--- BEGIN Extracted records ---

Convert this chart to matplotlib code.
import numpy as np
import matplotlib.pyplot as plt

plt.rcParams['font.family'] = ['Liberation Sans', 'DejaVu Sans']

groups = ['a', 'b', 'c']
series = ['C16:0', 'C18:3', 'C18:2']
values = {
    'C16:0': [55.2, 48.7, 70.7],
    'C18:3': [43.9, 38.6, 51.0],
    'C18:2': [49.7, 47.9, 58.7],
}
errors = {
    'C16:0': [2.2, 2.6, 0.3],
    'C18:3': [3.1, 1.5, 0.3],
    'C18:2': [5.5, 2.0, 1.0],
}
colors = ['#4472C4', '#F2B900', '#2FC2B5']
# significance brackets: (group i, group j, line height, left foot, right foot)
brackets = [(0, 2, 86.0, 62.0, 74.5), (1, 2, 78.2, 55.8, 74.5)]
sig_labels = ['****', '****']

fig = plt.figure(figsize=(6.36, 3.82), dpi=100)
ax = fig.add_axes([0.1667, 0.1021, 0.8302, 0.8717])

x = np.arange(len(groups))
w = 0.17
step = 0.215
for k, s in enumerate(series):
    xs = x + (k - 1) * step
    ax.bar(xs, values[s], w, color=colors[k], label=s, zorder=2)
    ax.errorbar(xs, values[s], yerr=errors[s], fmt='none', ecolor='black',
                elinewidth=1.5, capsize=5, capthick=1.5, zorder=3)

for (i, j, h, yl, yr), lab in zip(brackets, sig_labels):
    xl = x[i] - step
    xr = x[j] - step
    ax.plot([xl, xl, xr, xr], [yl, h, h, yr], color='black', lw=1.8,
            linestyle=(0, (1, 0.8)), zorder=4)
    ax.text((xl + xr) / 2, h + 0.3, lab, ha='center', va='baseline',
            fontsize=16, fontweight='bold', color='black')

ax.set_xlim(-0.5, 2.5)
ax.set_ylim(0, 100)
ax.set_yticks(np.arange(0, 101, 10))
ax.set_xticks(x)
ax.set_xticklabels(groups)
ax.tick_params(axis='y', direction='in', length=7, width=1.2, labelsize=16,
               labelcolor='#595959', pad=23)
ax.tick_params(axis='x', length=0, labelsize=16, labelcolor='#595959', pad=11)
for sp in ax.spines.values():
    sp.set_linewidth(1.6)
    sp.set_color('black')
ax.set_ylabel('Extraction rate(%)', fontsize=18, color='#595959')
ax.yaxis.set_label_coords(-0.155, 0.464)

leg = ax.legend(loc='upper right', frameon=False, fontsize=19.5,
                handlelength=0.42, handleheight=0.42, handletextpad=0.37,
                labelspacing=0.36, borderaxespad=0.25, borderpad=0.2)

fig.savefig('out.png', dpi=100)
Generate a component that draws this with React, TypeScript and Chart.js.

--- END Extracted records ---

_What you will do_.
Your task is to quote, without any alteration, the lines running from the top of the records to the line that holds "sig_labels = ['****', '****']", both included.

_Answer below_.
Convert this chart to matplotlib code.
import numpy as np
import matplotlib.pyplot as plt

plt.rcParams['font.family'] = ['Liberation Sans', 'DejaVu Sans']

groups = ['a', 'b', 'c']
series = ['C16:0', 'C18:3', 'C18:2']
values = {
    'C16:0': [55.2, 48.7, 70.7],
    'C18:3': [43.9, 38.6, 51.0],
    'C18:2': [49.7, 47.9, 58.7],
}
errors = {
    'C16:0': [2.2, 2.6, 0.3],
    'C18:3': [3.1, 1.5, 0.3],
    'C18:2': [5.5, 2.0, 1.0],
}
colors = ['#4472C4', '#F2B900', '#2FC2B5']
# significance brackets: (group i, group j, line height, left foot, right foot)
brackets = [(0, 2, 86.0, 62.0, 74.5), (1, 2, 78.2, 55.8, 74.5)]
sig_labels = ['****', '****']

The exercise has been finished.